I believe it's redundant to have two functions with nearly identical functionality (determine a win on the current state of the board) separated and essentially return identical information. For example, you have calculate_win_diagonal(..), calculate_win_col(..), and calculate_win_line(..). In my code, I write one win condition function that takes the current state of the board and determines if there is a win condition (3-in-a-row) on the board, regardless if its a row, column or diagonal.

Your algorithm in particular for evaluating a current win on the state of the board is suitable. In the instance you wish to increase the size of the board, your algorithm is dynamic and flexible to the dimensions of the board.

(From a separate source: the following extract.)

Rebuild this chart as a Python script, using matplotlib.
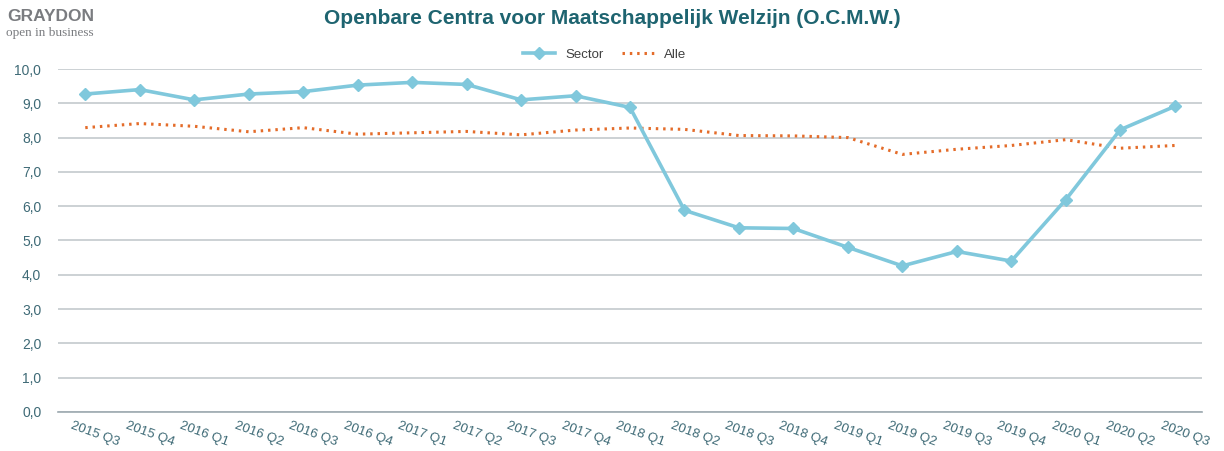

Having a position, pos variable is perfectly acceptable. However, problems rise when using a two-dimensional array. Your game-board is two-dimensional, and using a single variable to describe the position in a two-dimensional array can lead to some problems. You could cut down on a lot of the desired space (especially in your is_pos_free(..) function) by instead using a one-dimensional array for the game-board. This way you don't have to do the necessary calculations to get a pair of positions from a single variable. If you intend on keeping the two-dimensional array for your int board[SIZE][SIZE], you could have a function that looks something like this:

void get_position_pair(int pos /*in-parameter*/ , int* row /*in-out*/, int* col /*in-out*/) { .. }

and calling it by

get_position_pair(pos, &row, &col);

If you're not sure how in-out parameters work, I've attached a link here. Welcome to CR.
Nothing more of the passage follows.